Fun with Image Warping and Mosaicing!

Xingyu Jin < xingyu.jin21@berkeley.edu >

Background

This project will explore different aspects of image warping and its application in image mosaicing.

Shoot and Digitize picture

In this part, I took photos of my living room with a digital camera, where I stand in the center of the room and took picture with different view direction. I shoot pictures from the same position by turning camera instead of translating it. My original pictures are shown as follows:

Recover Homographies

In this part, I constructed a matrix from two n-by-2 matrices holding the (x,y) locations of n point correspondences from the two images in order to solve the linear system to get the recovered 3*3 homography matrix. Here, I used the least square algorithm to solve for the homography matrix.

When selecting the keypoints, I used the second picture as my target picture and used the computeH fuction to get the homography matrix for transforming the other two pictures into the second one. I chose the second picture because it is the "front view" of my room, which is ideal for serving as a reference. When selecting the key points, I used ginput function to select the square blocks in the images so that they can correspond to each other.

Warp and "Rectify" the Images

In this part, I wrapped the first and third picture using the homography matrix H calculated and get the following results.

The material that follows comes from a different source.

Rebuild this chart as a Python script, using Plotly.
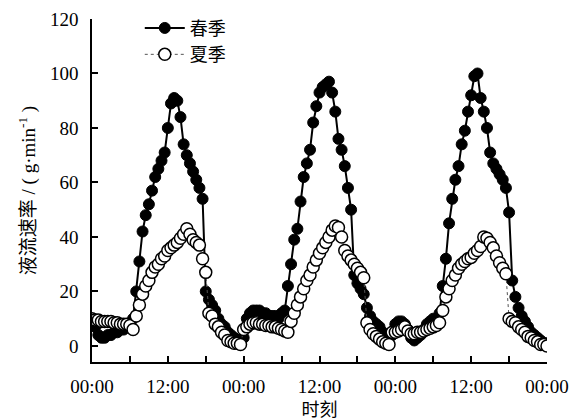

As we can see, even though the transforming leaves many pixels as "black", it still correctly straightened the two blocks in the image to correspond to the reference image (second image). This is a successful image rectification.

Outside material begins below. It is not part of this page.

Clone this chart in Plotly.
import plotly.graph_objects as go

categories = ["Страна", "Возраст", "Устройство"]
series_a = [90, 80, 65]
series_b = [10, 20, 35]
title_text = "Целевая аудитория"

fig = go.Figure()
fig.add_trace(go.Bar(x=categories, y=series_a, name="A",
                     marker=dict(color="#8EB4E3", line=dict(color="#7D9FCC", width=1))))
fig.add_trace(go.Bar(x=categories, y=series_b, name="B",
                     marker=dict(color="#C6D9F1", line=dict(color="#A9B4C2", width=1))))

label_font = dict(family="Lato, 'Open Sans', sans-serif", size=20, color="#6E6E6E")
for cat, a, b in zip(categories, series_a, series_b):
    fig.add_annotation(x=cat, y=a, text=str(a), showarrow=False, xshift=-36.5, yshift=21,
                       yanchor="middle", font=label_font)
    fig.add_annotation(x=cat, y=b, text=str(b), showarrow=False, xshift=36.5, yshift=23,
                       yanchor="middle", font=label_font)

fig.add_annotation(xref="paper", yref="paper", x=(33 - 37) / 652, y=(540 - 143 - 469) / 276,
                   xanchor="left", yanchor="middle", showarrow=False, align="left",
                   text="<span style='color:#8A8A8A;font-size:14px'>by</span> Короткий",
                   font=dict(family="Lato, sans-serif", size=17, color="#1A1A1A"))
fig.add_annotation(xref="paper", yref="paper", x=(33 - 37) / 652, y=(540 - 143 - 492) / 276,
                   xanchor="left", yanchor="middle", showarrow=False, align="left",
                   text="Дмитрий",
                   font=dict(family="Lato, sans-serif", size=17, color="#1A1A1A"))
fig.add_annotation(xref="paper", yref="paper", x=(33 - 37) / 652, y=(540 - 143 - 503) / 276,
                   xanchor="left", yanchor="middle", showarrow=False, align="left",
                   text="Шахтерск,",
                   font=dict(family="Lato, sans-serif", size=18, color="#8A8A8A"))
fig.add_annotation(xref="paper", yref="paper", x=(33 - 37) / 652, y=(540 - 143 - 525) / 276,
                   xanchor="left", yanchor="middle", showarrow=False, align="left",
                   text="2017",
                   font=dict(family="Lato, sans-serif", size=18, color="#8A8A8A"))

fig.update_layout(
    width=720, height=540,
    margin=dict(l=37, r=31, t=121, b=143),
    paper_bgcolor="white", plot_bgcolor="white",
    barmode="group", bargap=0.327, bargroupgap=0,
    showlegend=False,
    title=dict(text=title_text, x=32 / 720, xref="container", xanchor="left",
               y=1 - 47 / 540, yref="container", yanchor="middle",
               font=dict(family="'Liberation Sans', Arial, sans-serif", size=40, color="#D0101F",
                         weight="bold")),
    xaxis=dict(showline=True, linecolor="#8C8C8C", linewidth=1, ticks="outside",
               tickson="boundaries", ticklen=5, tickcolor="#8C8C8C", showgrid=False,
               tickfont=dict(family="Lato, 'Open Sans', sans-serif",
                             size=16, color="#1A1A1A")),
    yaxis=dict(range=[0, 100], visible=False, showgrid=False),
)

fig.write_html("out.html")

Blend the image into a mosaic

In order to bind the images into a mosaic, I used weighted averaging. To do so, I decide to use what I did in the previous part that I left the second image unwarped and warpped the other two images into its project. When deciding the final size, since all my original pictures are of the same size, I choose to keep the original picture's height and increase the width by 0.3 (so that I can bind the other two images into one).

Thereafter, they are of the same shape and I can direclty stack them and get the final mosaic image.